* Do this
Return each line of the listing below, unchanged, and omit the images.

※ ※ ※

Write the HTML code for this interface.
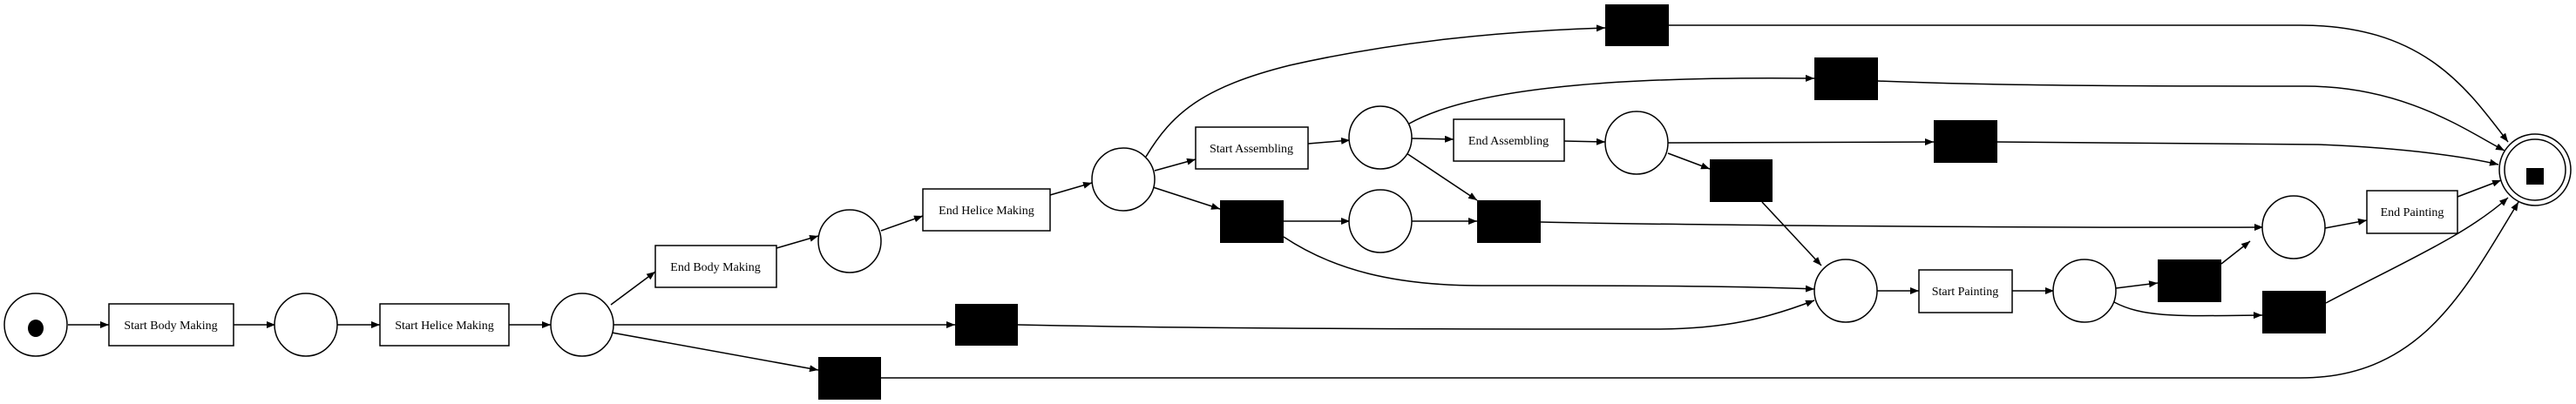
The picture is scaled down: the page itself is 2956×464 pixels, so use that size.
<!DOCTYPE html>
<html><head><meta charset="utf-8"><style>
html,body{margin:0;padding:0;background:#fff;}
svg{display:block;}
text{font-family:"Liberation Serif",serif;font-size:14px;fill:#000;}
</style></head><body>
<svg width="2956" height="464" viewBox="0 0 2956 464" xmlns="http://www.w3.org/2000/svg">
<defs><marker id="a" markerWidth="10" markerHeight="8" refX="10" refY="4" orient="auto" markerUnits="userSpaceOnUse"><path d="M0,0 L10,4 L0,8 z" fill="#000"/></marker></defs>
<g fill="none" stroke="#000" stroke-width="1.5" marker-end="url(#a)">
<path d="M78,373 L125,373"/>
<path d="M268,373 L316,373"/>
<path d="M387,373 L436,373"/>
<path d="M584,373 L632,373"/>
<path d="M701,350 L752,312"/>
<path d="M891,285 L939,271"/>
<path d="M704,373 L1096,373"/>
<path d="M702,382 L939,425"/>
<path d="M1011,434 L2640,434 C2780,434 2830,330 2890,232"/>
<path d="M1011,265 L1059,248"/>
<path d="M1205,224 L1253,210"/>
<path d="M1325,196 L1372,183"/>
<path d="M1315,180 C1345,130 1380,100 1480,75 C1600,48 1720,36 1842,32"/>
<path d="M1323,215 L1400,240"/>
<path d="M1501,165 L1549,161"/>
<path d="M1620,159 L1668,160"/>
<path d="M1614,176 L1695,230"/>
<path d="M1473,254 L1549,254"/>
<path d="M1620,254 L1695,254"/>
<path d="M1617,142 C1700,95 1900,88 2082,90"/>
<path d="M1795,162 L1842,163"/>
<path d="M1914,164 L2219,163"/>
<path d="M1914,176 L1962,194"/>
<path d="M2022,232 L2090,305"/>
<path d="M1768,255 C1900,258 2300,262 2597,261"/>
<path d="M1168,373 C1400,378 1700,378 1900,378 C1980,378 2030,365 2082,345"/>
<path d="M1473,272 C1530,310 1600,328 1700,328 C1850,328 1980,328 2082,332"/>
<path d="M2154,334 L2202,334"/>
<path d="M2309,334 L2357,334"/>
<path d="M2428,331 L2476,325"/>
<path d="M2426,347 C2460,365 2500,363 2596,362"/>
<path d="M2549,303 L2582,277"/>
<path d="M2668,262 L2716,253"/>
<path d="M2820,226 L2870,207"/>
<path d="M2669,348 C2760,300 2830,270 2878,227"/>
<path d="M1915,29 L2640,29 C2780,29 2830,100 2878,163"/>
<path d="M2155,93 C2300,99 2500,99 2645,99 C2760,99 2830,150 2874,173"/>
<path d="M2292,163 C2500,165 2600,166 2660,166 C2760,170 2830,180 2867,189"/>
</g>
<g fill="#fff" stroke="#000" stroke-width="1.5">
<ellipse cx="41" cy="373" rx="36" ry="36"/>
<ellipse cx="351" cy="373" rx="36" ry="36"/>
<ellipse cx="668" cy="373" rx="36" ry="36"/>
<ellipse cx="975" cy="277" rx="36" ry="36"/>
<ellipse cx="1289" cy="206" rx="36" ry="36"/>
<ellipse cx="1584" cy="158" rx="36" ry="36"/>
<ellipse cx="1584" cy="254" rx="36" ry="36"/>
<ellipse cx="1878" cy="164" rx="36" ry="36"/>
<ellipse cx="2118" cy="334" rx="36" ry="36"/>
<ellipse cx="2392" cy="334" rx="36" ry="36"/>
<ellipse cx="2632" cy="261" rx="36" ry="36"/>
<circle cx="2909" cy="195" r="41"/>
<circle cx="2909" cy="195" r="35"/>
<rect x="125" y="349" width="143" height="48"/>
<rect x="436" y="349" width="148" height="48"/>
<rect x="752" y="282" width="139" height="48"/>
<rect x="1059" y="217" width="146" height="48"/>
<rect x="1372" y="146" width="129" height="48"/>
<rect x="1668" y="137" width="127" height="48"/>
<rect x="2202" y="310" width="107" height="49"/>
<rect x="2716" y="219" width="104" height="49"/>
</g>
<g fill="#000">
<ellipse cx="41" cy="377" rx="9" ry="10"/>
<rect x="2899" y="193" width="20" height="19"/>
<rect x="939" y="410" width="72" height="49"/>
<rect x="1096" y="349" width="72" height="48"/>
<rect x="1400" y="230" width="73" height="49"/>
<rect x="1695" y="230" width="73" height="49"/>
<rect x="1842" y="5" width="73" height="48"/>
<rect x="1962" y="183" width="72" height="49"/>
<rect x="2082" y="66" width="73" height="49"/>
<rect x="2219" y="138" width="73" height="49"/>
<rect x="2476" y="298" width="73" height="49"/>
<rect x="2596" y="334" width="73" height="49"/>
</g>
<g text-anchor="middle">
<text x="196" y="378">Start Body Making</text>
<text x="510" y="378">Start Helice Making</text>
<text x="821" y="311">End Body Making</text>
<text x="1132" y="246">End Helice Making</text>
<text x="1436" y="175">Start Assembling</text>
<text x="1731" y="166">End Assembling</text>
<text x="2255" y="339">Start Painting</text>
<text x="2768" y="248">End Painting</text>
</g>
</svg>
</body></html>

※ ※ ※

* Full solution
Write the HTML code for this interface.
The picture is scaled down: the page itself is 2956×464 pixels, so use that size.
<!DOCTYPE html>
<html><head><meta charset="utf-8"><style>
html,body{margin:0;padding:0;background:#fff;}
svg{display:block;}
text{font-family:"Liberation Serif",serif;font-size:14px;fill:#000;}
</style></head><body>
<svg width="2956" height="464" viewBox="0 0 2956 464" xmlns="http://www.w3.org/2000/svg">
<defs><marker id="a" markerWidth="10" markerHeight="8" refX="10" refY="4" orient="auto" markerUnits="userSpaceOnUse"><path d="M0,0 L10,4 L0,8 z" fill="#000"/></marker></defs>
<g fill="none" stroke="#000" stroke-width="1.5" marker-end="url(#a)">
<path d="M78,373 L125,373"/>
<path d="M268,373 L316,373"/>
<path d="M387,373 L436,373"/>
<path d="M584,373 L632,373"/>
<path d="M701,350 L752,312"/>
<path d="M891,285 L939,271"/>
<path d="M704,373 L1096,373"/>
<path d="M702,382 L939,425"/>
<path d="M1011,434 L2640,434 C2780,434 2830,330 2890,232"/>
<path d="M1011,265 L1059,248"/>
<path d="M1205,224 L1253,210"/>
<path d="M1325,196 L1372,183"/>
<path d="M1315,180 C1345,130 1380,100 1480,75 C1600,48 1720,36 1842,32"/>
<path d="M1323,215 L1400,240"/>
<path d="M1501,165 L1549,161"/>
<path d="M1620,159 L1668,160"/>
<path d="M1614,176 L1695,230"/>
<path d="M1473,254 L1549,254"/>
<path d="M1620,254 L1695,254"/>
<path d="M1617,142 C1700,95 1900,88 2082,90"/>
<path d="M1795,162 L1842,163"/>
<path d="M1914,164 L2219,163"/>
<path d="M1914,176 L1962,194"/>
<path d="M2022,232 L2090,305"/>
<path d="M1768,255 C1900,258 2300,262 2597,261"/>
<path d="M1168,373 C1400,378 1700,378 1900,378 C1980,378 2030,365 2082,345"/>
<path d="M1473,272 C1530,310 1600,328 1700,328 C1850,328 1980,328 2082,332"/>
<path d="M2154,334 L2202,334"/>
<path d="M2309,334 L2357,334"/>
<path d="M2428,331 L2476,325"/>
<path d="M2426,347 C2460,365 2500,363 2596,362"/>
<path d="M2549,303 L2582,277"/>
<path d="M2668,262 L2716,253"/>
<path d="M2820,226 L2870,207"/>
<path d="M2669,348 C2760,300 2830,270 2878,227"/>
<path d="M1915,29 L2640,29 C2780,29 2830,100 2878,163"/>
<path d="M2155,93 C2300,99 2500,99 2645,99 C2760,99 2830,150 2874,173"/>
<path d="M2292,163 C2500,165 2600,166 2660,166 C2760,170 2830,180 2867,189"/>
</g>
<g fill="#fff" stroke="#000" stroke-width="1.5">
<ellipse cx="41" cy="373" rx="36" ry="36"/>
<ellipse cx="351" cy="373" rx="36" ry="36"/>
<ellipse cx="668" cy="373" rx="36" ry="36"/>
<ellipse cx="975" cy="277" rx="36" ry="36"/>
<ellipse cx="1289" cy="206" rx="36" ry="36"/>
<ellipse cx="1584" cy="158" rx="36" ry="36"/>
<ellipse cx="1584" cy="254" rx="36" ry="36"/>
<ellipse cx="1878" cy="164" rx="36" ry="36"/>
<ellipse cx="2118" cy="334" rx="36" ry="36"/>
<ellipse cx="2392" cy="334" rx="36" ry="36"/>
<ellipse cx="2632" cy="261" rx="36" ry="36"/>
<circle cx="2909" cy="195" r="41"/>
<circle cx="2909" cy="195" r="35"/>
<rect x="125" y="349" width="143" height="48"/>
<rect x="436" y="349" width="148" height="48"/>
<rect x="752" y="282" width="139" height="48"/>
<rect x="1059" y="217" width="146" height="48"/>
<rect x="1372" y="146" width="129" height="48"/>
<rect x="1668" y="137" width="127" height="48"/>
<rect x="2202" y="310" width="107" height="49"/>
<rect x="2716" y="219" width="104" height="49"/>
</g>
<g fill="#000">
<ellipse cx="41" cy="377" rx="9" ry="10"/>
<rect x="2899" y="193" width="20" height="19"/>
<rect x="939" y="410" width="72" height="49"/>
<rect x="1096" y="349" width="72" height="48"/>
<rect x="1400" y="230" width="73" height="49"/>
<rect x="1695" y="230" width="73" height="49"/>
<rect x="1842" y="5" width="73" height="48"/>
<rect x="1962" y="183" width="72" height="49"/>
<rect x="2082" y="66" width="73" height="49"/>
<rect x="2219" y="138" width="73" height="49"/>
<rect x="2476" y="298" width="73" height="49"/>
<rect x="2596" y="334" width="73" height="49"/>
</g>
<g text-anchor="middle">
<text x="196" y="378">Start Body Making</text>
<text x="510" y="378">Start Helice Making</text>
<text x="821" y="311">End Body Making</text>
<text x="1132" y="246">End Helice Making</text>
<text x="1436" y="175">Start Assembling</text>
<text x="1731" y="166">End Assembling</text>
<text x="2255" y="339">Start Painting</text>
<text x="2768" y="248">End Painting</text>
</g>
</svg>
</body></html>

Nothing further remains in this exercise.